Анализ ленты интересен не только сюжетными поисками. При углубленном рассмотрении бросаются в глаза технические приемы, которые использовал автор. Что бы там позже не говорил режиссер, сетуя на то, что в съемках «Кризиса» практически все выходило из под его контроля, очевидно злоупотребление внутрикадровым монтажом. Освоение построения глубинной мизансцены началось еще с 30-х годов и дошло до некоторого «знака качества» уже в фильмах Уэллса. На фоне этого Бергман в «Кризисе» выглядел фанатичным, страстным и, к сожалению, неразумным шкодником, дорвавшимся до возможности снимать кино. И дело, конечно, не в том, что лента была перегружена длинными планами. Ошибки в фокусировке, приводящие к размытости изображения и трясущийся кадр ужасали тогда и ужасают до сих пор.
Чем дальше, тем умеренней и разумней Бергман пользовался длинными планами. Так, в «Корабль идет в Индию» подобные изыски были применены без кажущейся самоцели (очевидно влияние Мармстедта), а уже позже они употреблялись либо как авторская фривольность, либо как средство погружения в фильм (характерный пример «Час волка»). Пройдет время и Бергман станет употреблять внутрикадровый монтаж целенаправленно, точечно, безошибочно.

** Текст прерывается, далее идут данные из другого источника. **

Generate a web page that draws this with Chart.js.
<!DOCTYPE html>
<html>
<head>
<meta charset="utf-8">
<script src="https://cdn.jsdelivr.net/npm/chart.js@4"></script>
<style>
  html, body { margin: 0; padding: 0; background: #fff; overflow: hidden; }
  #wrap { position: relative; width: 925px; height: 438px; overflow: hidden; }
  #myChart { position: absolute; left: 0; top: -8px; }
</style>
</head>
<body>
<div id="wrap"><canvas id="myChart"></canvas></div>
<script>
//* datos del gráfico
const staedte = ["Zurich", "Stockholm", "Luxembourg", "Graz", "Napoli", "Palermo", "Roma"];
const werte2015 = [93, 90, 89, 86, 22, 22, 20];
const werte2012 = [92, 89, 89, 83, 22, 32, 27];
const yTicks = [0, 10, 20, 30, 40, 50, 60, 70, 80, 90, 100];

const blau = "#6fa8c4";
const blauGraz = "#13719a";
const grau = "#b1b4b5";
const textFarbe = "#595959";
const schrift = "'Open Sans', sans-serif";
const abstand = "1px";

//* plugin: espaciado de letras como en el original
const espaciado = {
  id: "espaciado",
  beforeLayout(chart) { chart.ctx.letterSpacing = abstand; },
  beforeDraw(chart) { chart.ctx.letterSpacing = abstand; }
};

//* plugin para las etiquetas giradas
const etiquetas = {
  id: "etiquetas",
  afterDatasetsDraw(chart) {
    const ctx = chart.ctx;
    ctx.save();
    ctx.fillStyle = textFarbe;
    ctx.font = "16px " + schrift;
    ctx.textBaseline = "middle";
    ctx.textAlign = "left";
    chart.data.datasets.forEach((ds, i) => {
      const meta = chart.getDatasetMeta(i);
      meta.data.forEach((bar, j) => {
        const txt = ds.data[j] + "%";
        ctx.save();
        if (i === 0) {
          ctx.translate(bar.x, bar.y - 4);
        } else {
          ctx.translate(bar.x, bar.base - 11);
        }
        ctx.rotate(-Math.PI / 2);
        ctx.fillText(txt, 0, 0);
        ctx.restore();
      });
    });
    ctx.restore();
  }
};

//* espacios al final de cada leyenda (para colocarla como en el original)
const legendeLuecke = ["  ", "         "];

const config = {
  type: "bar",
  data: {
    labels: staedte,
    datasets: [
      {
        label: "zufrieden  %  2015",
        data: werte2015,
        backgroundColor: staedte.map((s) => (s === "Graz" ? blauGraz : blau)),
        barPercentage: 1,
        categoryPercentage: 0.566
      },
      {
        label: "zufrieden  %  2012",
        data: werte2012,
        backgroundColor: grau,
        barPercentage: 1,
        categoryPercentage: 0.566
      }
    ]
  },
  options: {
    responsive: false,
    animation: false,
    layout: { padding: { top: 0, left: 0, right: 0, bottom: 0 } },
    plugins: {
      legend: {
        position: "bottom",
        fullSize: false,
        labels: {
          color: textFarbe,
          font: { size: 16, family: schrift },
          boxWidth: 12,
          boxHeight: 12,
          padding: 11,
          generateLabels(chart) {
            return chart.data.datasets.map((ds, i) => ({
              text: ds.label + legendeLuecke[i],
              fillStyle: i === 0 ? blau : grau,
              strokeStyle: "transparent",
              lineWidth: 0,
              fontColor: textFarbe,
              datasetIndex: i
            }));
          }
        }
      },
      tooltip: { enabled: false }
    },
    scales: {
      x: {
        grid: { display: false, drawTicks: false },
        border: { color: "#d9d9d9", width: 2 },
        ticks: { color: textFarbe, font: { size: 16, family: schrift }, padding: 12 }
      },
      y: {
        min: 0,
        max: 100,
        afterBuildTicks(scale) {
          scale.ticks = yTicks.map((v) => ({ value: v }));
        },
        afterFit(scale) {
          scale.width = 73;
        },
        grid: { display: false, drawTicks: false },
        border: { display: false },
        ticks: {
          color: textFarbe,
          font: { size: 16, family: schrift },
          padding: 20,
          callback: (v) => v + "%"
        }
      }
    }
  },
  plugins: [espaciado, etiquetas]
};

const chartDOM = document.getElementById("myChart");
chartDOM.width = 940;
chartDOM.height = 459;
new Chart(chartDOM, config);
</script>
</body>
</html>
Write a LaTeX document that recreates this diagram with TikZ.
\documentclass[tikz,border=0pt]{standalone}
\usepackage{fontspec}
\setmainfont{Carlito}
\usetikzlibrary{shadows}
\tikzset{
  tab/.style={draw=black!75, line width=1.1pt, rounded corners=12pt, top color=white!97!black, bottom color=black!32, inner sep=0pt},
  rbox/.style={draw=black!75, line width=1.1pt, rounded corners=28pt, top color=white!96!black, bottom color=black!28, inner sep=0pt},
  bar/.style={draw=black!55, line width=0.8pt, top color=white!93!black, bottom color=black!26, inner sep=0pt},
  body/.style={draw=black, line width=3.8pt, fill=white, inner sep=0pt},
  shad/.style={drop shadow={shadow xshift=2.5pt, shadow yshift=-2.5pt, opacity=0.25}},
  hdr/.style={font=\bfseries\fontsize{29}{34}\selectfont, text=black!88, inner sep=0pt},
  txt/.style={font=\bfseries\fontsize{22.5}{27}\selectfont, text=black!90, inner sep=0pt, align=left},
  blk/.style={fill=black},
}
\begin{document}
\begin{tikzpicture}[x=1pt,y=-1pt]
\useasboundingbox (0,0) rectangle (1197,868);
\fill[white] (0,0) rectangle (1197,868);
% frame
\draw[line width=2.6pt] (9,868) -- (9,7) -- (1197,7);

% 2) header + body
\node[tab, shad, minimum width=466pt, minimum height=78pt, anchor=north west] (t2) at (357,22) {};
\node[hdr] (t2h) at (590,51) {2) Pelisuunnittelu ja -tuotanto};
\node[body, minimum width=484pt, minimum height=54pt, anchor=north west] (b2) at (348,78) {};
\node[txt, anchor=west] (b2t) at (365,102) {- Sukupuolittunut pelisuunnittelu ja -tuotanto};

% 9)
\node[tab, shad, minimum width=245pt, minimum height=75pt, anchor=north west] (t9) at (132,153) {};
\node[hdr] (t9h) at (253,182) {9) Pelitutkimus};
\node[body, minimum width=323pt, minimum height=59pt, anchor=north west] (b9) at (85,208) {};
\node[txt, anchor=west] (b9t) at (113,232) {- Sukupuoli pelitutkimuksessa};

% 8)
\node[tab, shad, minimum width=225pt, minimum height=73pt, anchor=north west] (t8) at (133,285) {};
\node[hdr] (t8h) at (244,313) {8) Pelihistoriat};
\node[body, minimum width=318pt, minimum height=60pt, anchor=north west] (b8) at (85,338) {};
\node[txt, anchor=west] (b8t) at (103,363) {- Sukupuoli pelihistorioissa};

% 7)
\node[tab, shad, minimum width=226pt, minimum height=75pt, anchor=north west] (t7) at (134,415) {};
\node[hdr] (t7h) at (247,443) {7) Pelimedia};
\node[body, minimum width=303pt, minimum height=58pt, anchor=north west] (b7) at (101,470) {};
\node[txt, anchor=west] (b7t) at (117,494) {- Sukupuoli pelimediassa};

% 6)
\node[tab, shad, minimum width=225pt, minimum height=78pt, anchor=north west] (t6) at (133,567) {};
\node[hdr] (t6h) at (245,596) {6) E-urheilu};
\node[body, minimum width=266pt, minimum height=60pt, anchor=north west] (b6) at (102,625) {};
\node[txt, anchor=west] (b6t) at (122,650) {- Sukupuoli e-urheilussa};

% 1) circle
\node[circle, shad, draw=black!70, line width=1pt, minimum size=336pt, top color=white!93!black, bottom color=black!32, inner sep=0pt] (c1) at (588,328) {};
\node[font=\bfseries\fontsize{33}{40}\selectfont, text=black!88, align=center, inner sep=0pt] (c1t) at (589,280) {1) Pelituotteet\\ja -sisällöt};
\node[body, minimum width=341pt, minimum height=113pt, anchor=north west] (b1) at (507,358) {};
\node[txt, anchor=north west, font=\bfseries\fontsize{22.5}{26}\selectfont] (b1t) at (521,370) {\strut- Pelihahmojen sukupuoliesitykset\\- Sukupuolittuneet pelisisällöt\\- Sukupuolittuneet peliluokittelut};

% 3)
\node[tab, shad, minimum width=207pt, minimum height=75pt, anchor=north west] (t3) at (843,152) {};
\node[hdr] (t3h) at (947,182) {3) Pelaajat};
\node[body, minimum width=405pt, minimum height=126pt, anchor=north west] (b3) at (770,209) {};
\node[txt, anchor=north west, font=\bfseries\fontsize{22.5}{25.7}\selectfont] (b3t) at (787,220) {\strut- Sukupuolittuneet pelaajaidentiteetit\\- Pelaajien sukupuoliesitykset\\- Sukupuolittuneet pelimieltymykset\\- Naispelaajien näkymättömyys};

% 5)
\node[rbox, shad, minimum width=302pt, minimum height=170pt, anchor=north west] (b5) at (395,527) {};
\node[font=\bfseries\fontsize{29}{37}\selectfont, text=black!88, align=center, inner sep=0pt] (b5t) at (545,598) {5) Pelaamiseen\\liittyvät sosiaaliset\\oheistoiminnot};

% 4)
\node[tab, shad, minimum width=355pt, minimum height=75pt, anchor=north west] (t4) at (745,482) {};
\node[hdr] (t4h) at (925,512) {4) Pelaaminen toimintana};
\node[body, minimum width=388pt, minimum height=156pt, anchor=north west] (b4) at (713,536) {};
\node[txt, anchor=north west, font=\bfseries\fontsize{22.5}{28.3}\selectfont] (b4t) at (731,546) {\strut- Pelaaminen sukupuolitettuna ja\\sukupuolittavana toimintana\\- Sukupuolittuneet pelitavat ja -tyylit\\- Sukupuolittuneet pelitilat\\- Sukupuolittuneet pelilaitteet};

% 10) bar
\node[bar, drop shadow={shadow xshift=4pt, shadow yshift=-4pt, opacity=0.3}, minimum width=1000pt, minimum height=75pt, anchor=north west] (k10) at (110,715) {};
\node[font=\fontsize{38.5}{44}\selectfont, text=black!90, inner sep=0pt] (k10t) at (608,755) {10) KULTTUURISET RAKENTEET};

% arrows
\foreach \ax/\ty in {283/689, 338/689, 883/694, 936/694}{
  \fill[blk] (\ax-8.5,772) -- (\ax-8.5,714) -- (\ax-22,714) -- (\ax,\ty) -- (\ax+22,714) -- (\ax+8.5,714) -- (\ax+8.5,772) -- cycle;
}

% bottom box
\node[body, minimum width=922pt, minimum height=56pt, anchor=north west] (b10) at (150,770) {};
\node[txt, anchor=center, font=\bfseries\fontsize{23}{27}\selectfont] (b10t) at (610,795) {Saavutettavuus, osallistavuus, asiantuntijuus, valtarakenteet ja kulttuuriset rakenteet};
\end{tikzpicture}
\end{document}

Игра с тенями, так характерно отображенная в «Кризисе» и так скудно выраженная в «Корабль идет…» найдет свое применение позже. Неоднократно критиками швед будет назван мастером теней. Технически это выражается в том, что если у Мармстедта Бергман был скован и лишь учился, то, освоив азы, он стал искать более выразительные приемы художественного построения кадра. Здесь наглядно отображено то, что работу со вторым и первым планом он освоил довольно быстро, но желал он чего-то большего. Потому простейшие кадры из фильмов позднего творчества могут похвастаться не только гармоничным расположением согласно правилу третей, но и эффектно (и под нужным углом) поставленным жестким светом. Именно жесткий свет Бергман избегал в сотрудничестве с Мармстедтом и полюбил позже.

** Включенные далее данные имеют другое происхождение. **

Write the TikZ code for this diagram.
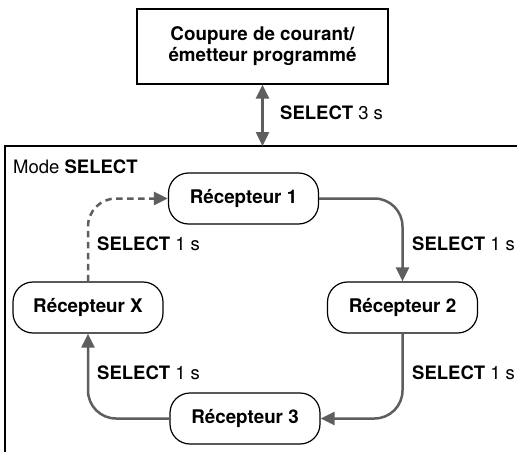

Сколько бы не говорили об Ингмаре Бергмане как об одном из величайших авторов в кинематографе, стоит признать, что едва ли бы он добился и половины успеха без влияния Лоренса Мармстедта. «Корабль идет…» — лишь очередной фильм из огромного наследия шведского режиссера, который как самостоятельная единица кинематографа может быть интересен по большей части лишь исследователям, но едва ли любопытен сколь-нибудь заядлому киноману.
Однажды, он услышал от Лоренса: «Ты обязан понимать, что Биргер Мальмстен не Жан Габен, а самое главное, что ты не Марсель Карне». И если Мальмстен так и не превзошел Габена, то сравнение с Карне теперь кажется весьма относительным.